PROBLEM REQUIREMENTS:
Print, exactly as they stand, the lines from the start of the listing to the line containing "dtick=10, ticklabelstandoff=4, **axis_common)", inclusive.

BEGIN

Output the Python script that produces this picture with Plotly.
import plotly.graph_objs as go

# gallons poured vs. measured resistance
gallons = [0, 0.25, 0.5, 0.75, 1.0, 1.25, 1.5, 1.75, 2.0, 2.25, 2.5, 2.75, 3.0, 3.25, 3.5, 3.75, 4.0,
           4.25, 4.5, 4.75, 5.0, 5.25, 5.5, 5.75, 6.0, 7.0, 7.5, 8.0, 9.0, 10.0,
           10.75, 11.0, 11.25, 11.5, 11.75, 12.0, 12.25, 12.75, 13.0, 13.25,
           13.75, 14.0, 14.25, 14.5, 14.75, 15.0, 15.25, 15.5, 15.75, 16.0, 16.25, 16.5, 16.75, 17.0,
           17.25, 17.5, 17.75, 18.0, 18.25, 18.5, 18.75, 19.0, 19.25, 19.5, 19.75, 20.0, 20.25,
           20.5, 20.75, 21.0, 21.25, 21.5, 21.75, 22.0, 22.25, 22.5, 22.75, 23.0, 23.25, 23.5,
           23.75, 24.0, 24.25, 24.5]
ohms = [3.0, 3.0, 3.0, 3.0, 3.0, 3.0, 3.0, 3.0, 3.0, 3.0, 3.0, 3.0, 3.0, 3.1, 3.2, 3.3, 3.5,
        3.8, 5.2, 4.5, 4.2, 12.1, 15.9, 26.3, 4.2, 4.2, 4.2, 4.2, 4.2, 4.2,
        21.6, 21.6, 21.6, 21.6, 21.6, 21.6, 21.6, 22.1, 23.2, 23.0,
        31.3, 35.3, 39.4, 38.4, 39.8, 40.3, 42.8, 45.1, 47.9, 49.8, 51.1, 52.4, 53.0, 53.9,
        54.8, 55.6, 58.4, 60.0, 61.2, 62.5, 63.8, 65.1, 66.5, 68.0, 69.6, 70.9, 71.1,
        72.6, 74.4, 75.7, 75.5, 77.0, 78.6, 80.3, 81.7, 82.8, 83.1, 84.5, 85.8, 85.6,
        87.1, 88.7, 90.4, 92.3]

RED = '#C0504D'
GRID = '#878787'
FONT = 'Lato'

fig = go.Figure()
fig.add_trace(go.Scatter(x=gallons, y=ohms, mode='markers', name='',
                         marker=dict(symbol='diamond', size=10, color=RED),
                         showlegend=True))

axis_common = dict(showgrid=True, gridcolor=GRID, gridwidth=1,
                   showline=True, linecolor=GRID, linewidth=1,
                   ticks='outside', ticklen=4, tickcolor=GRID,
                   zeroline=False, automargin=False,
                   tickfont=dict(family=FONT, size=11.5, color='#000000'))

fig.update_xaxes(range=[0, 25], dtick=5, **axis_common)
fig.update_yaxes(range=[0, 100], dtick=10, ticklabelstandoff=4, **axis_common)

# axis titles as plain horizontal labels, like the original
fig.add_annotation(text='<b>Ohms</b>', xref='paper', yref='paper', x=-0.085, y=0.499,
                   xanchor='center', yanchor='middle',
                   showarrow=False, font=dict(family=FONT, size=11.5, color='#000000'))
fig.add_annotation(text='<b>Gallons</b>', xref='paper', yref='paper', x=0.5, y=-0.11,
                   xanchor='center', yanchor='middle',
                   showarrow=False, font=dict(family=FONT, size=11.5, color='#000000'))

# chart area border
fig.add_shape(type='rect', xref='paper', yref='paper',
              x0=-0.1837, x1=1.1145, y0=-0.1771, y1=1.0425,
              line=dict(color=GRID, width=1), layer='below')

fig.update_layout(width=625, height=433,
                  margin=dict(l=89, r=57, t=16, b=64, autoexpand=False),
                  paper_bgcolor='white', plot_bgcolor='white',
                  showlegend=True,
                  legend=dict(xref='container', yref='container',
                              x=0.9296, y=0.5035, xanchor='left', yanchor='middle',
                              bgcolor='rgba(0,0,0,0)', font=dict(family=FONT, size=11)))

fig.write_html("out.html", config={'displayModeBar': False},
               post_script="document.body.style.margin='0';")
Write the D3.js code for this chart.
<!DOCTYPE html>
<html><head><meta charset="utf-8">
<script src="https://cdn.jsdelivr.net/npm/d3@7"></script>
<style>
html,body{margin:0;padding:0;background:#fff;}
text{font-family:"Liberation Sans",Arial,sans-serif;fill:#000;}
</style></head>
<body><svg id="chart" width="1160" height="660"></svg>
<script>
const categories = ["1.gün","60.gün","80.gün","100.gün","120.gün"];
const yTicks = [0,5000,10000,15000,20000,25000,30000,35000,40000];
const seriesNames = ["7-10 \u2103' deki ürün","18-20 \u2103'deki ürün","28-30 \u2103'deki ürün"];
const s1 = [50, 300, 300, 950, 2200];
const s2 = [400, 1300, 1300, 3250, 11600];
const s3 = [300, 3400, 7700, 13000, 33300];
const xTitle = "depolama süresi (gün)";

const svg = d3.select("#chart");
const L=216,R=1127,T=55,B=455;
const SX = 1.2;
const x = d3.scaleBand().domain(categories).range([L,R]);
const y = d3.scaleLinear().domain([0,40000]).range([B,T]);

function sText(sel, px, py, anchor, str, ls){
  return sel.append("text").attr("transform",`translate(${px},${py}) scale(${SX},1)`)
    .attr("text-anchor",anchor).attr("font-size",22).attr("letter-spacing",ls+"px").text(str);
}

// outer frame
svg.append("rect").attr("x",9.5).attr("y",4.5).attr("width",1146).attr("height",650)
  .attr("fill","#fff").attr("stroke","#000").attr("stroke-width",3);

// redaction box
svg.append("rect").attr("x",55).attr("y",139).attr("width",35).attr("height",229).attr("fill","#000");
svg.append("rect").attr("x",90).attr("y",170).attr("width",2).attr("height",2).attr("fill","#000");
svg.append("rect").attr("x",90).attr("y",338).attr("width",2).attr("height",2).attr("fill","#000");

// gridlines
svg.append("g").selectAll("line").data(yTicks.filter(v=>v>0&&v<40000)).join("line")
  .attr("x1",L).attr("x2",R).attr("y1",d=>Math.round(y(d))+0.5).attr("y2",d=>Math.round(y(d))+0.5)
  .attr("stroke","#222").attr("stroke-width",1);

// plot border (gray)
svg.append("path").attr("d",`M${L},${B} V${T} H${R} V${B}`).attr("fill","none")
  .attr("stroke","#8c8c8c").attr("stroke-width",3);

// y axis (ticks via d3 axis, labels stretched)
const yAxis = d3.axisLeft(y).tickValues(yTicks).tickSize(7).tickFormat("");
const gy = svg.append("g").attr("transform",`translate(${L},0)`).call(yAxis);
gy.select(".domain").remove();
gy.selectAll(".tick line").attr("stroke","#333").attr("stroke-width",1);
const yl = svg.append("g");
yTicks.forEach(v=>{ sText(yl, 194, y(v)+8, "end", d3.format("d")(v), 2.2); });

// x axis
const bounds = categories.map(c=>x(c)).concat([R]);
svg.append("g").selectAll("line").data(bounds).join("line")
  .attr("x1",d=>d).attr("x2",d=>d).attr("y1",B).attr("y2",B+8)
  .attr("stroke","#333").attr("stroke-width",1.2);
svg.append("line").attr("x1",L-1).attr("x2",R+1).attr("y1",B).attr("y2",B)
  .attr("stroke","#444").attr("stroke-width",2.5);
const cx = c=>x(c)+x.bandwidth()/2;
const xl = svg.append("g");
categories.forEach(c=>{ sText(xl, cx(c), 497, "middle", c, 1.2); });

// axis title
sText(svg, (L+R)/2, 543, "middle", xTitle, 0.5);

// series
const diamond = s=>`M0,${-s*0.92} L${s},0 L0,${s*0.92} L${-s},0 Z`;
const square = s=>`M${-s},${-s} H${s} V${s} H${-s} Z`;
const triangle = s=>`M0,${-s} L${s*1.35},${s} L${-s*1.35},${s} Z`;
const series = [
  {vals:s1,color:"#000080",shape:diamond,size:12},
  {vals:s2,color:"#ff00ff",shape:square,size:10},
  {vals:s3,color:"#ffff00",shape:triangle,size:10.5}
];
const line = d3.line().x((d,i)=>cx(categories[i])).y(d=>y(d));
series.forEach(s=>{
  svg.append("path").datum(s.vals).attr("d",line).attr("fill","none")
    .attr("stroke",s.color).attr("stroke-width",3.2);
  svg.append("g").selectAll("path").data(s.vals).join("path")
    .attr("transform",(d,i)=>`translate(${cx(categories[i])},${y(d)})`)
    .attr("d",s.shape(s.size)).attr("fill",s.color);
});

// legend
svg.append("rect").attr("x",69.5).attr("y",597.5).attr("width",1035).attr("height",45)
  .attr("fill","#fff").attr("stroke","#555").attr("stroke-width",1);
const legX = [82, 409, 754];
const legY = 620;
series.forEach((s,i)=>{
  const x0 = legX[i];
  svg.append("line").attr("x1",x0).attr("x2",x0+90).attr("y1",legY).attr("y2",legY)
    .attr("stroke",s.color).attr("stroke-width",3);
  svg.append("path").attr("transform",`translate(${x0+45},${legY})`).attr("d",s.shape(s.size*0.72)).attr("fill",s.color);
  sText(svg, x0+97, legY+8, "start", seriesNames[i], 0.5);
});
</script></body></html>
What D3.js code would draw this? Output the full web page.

END

ANSWER TO THIS TASK:
Output the Python script that produces this picture with Plotly.
import plotly.graph_objs as go

# gallons poured vs. measured resistance
gallons = [0, 0.25, 0.5, 0.75, 1.0, 1.25, 1.5, 1.75, 2.0, 2.25, 2.5, 2.75, 3.0, 3.25, 3.5, 3.75, 4.0,
           4.25, 4.5, 4.75, 5.0, 5.25, 5.5, 5.75, 6.0, 7.0, 7.5, 8.0, 9.0, 10.0,
           10.75, 11.0, 11.25, 11.5, 11.75, 12.0, 12.25, 12.75, 13.0, 13.25,
           13.75, 14.0, 14.25, 14.5, 14.75, 15.0, 15.25, 15.5, 15.75, 16.0, 16.25, 16.5, 16.75, 17.0,
           17.25, 17.5, 17.75, 18.0, 18.25, 18.5, 18.75, 19.0, 19.25, 19.5, 19.75, 20.0, 20.25,
           20.5, 20.75, 21.0, 21.25, 21.5, 21.75, 22.0, 22.25, 22.5, 22.75, 23.0, 23.25, 23.5,
           23.75, 24.0, 24.25, 24.5]
ohms = [3.0, 3.0, 3.0, 3.0, 3.0, 3.0, 3.0, 3.0, 3.0, 3.0, 3.0, 3.0, 3.0, 3.1, 3.2, 3.3, 3.5,
        3.8, 5.2, 4.5, 4.2, 12.1, 15.9, 26.3, 4.2, 4.2, 4.2, 4.2, 4.2, 4.2,
        21.6, 21.6, 21.6, 21.6, 21.6, 21.6, 21.6, 22.1, 23.2, 23.0,
        31.3, 35.3, 39.4, 38.4, 39.8, 40.3, 42.8, 45.1, 47.9, 49.8, 51.1, 52.4, 53.0, 53.9,
        54.8, 55.6, 58.4, 60.0, 61.2, 62.5, 63.8, 65.1, 66.5, 68.0, 69.6, 70.9, 71.1,
        72.6, 74.4, 75.7, 75.5, 77.0, 78.6, 80.3, 81.7, 82.8, 83.1, 84.5, 85.8, 85.6,
        87.1, 88.7, 90.4, 92.3]

RED = '#C0504D'
GRID = '#878787'
FONT = 'Lato'

fig = go.Figure()
fig.add_trace(go.Scatter(x=gallons, y=ohms, mode='markers', name='',
                         marker=dict(symbol='diamond', size=10, color=RED),
                         showlegend=True))

axis_common = dict(showgrid=True, gridcolor=GRID, gridwidth=1,
                   showline=True, linecolor=GRID, linewidth=1,
                   ticks='outside', ticklen=4, tickcolor=GRID,
                   zeroline=False, automargin=False,
                   tickfont=dict(family=FONT, size=11.5, color='#000000'))

fig.update_xaxes(range=[0, 25], dtick=5, **axis_common)
fig.update_yaxes(range=[0, 100], dtick=10, ticklabelstandoff=4, **axis_common)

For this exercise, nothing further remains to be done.